| Stated task |
Give the data again, word for word.

start

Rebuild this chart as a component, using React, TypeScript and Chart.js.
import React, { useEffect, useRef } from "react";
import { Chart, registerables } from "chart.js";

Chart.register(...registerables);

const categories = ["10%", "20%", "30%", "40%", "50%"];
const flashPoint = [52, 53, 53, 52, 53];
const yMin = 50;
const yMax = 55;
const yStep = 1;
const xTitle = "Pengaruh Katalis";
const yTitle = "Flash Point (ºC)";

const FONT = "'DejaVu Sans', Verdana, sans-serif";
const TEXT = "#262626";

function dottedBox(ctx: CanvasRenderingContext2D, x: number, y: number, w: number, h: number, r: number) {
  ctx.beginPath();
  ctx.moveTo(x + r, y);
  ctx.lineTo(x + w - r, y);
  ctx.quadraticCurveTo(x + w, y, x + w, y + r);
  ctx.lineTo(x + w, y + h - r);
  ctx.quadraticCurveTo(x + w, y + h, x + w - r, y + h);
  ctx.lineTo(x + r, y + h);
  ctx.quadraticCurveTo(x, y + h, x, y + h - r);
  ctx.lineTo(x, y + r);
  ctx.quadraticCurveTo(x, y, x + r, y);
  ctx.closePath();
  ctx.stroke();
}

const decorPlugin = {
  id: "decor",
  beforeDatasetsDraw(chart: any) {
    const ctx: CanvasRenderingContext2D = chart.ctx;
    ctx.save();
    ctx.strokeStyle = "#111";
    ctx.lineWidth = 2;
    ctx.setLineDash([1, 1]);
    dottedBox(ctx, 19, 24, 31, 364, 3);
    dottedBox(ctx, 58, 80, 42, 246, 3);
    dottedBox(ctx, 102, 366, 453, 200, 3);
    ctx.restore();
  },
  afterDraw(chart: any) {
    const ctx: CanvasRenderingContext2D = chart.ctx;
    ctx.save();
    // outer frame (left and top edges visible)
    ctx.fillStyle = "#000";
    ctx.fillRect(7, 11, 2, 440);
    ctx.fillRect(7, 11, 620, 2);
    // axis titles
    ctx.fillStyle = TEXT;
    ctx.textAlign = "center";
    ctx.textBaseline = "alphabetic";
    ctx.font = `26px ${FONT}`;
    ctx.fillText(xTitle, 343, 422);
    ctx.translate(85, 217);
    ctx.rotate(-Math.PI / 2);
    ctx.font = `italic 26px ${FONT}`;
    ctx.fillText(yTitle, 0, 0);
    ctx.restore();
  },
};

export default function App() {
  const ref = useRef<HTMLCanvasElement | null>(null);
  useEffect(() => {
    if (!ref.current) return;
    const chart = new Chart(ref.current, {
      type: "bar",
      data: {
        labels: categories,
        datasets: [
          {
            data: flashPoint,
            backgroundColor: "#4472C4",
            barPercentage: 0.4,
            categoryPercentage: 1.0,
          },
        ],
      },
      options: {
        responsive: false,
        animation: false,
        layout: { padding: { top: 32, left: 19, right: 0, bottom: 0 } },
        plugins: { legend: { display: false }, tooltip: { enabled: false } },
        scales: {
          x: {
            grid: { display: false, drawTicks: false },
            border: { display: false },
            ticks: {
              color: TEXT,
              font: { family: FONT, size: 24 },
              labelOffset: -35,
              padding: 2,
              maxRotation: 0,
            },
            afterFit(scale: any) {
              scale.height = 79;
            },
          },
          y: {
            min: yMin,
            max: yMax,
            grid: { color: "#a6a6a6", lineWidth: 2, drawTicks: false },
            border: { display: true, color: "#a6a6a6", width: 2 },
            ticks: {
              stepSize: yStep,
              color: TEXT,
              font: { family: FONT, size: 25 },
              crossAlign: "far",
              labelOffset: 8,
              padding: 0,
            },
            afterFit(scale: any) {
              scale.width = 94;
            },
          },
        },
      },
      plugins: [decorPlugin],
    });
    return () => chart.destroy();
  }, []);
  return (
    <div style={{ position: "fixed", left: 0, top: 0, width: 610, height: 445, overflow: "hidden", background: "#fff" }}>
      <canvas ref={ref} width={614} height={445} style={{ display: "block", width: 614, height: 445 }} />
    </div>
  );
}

end

| Completed task |
Rebuild this chart as a component, using React, TypeScript and Chart.js.
import React, { useEffect, useRef } from "react";
import { Chart, registerables } from "chart.js";

Chart.register(...registerables);

const categories = ["10%", "20%", "30%", "40%", "50%"];
const flashPoint = [52, 53, 53, 52, 53];
const yMin = 50;
const yMax = 55;
const yStep = 1;
const xTitle = "Pengaruh Katalis";
const yTitle = "Flash Point (ºC)";

const FONT = "'DejaVu Sans', Verdana, sans-serif";
const TEXT = "#262626";

function dottedBox(ctx: CanvasRenderingContext2D, x: number, y: number, w: number, h: number, r: number) {
  ctx.beginPath();
  ctx.moveTo(x + r, y);
  ctx.lineTo(x + w - r, y);
  ctx.quadraticCurveTo(x + w, y, x + w, y + r);
  ctx.lineTo(x + w, y + h - r);
  ctx.quadraticCurveTo(x + w, y + h, x + w - r, y + h);
  ctx.lineTo(x + r, y + h);
  ctx.quadraticCurveTo(x, y + h, x, y + h - r);
  ctx.lineTo(x, y + r);
  ctx.quadraticCurveTo(x, y, x + r, y);
  ctx.closePath();
  ctx.stroke();
}

const decorPlugin = {
  id: "decor",
  beforeDatasetsDraw(chart: any) {
    const ctx: CanvasRenderingContext2D = chart.ctx;
    ctx.save();
    ctx.strokeStyle = "#111";
    ctx.lineWidth = 2;
    ctx.setLineDash([1, 1]);
    dottedBox(ctx, 19, 24, 31, 364, 3);
    dottedBox(ctx, 58, 80, 42, 246, 3);
    dottedBox(ctx, 102, 366, 453, 200, 3);
    ctx.restore();
  },
  afterDraw(chart: any) {
    const ctx: CanvasRenderingContext2D = chart.ctx;
    ctx.save();
    // outer frame (left and top edges visible)
    ctx.fillStyle = "#000";
    ctx.fillRect(7, 11, 2, 440);
    ctx.fillRect(7, 11, 620, 2);
    // axis titles
    ctx.fillStyle = TEXT;
    ctx.textAlign = "center";
    ctx.textBaseline = "alphabetic";
    ctx.font = `26px ${FONT}`;
    ctx.fillText(xTitle, 343, 422);
    ctx.translate(85, 217);
    ctx.rotate(-Math.PI / 2);
    ctx.font = `italic 26px ${FONT}`;
    ctx.fillText(yTitle, 0, 0);
    ctx.restore();
  },
};

export default function App() {
  const ref = useRef<HTMLCanvasElement | null>(null);
  useEffect(() => {
    if (!ref.current) return;
    const chart = new Chart(ref.current, {
      type: "bar",
      data: {
        labels: categories,
        datasets: [
          {
            data: flashPoint,
            backgroundColor: "#4472C4",
            barPercentage: 0.4,
            categoryPercentage: 1.0,
          },
        ],
      },
      options: {
        responsive: false,
        animation: false,
        layout: { padding: { top: 32, left: 19, right: 0, bottom: 0 } },
        plugins: { legend: { display: false }, tooltip: { enabled: false } },
        scales: {
          x: {
            grid: { display: false, drawTicks: false },
            border: { display: false },
            ticks: {
              color: TEXT,
              font: { family: FONT, size: 24 },
              labelOffset: -35,
              padding: 2,
              maxRotation: 0,
            },
            afterFit(scale: any) {
              scale.height = 79;
            },
          },
          y: {
            min: yMin,
            max: yMax,
            grid: { color: "#a6a6a6", lineWidth: 2, drawTicks: false },
            border: { display: true, color: "#a6a6a6", width: 2 },
            ticks: {
              stepSize: yStep,
              color: TEXT,
              font: { family: FONT, size: 25 },
              crossAlign: "far",
              labelOffset: 8,
              padding: 0,
            },
            afterFit(scale: any) {
              scale.width = 94;
            },
          },
        },
      },
      plugins: [decorPlugin],
    });
    return () => chart.destroy();
  }, []);
  return (
    <div style={{ position: "fixed", left: 0, top: 0, width: 610, height: 445, overflow: "hidden", background: "#fff" }}>
      <canvas ref={ref} width={614} height={445} style={{ display: "block", width: 614, height: 445 }} />
    </div>
  );
}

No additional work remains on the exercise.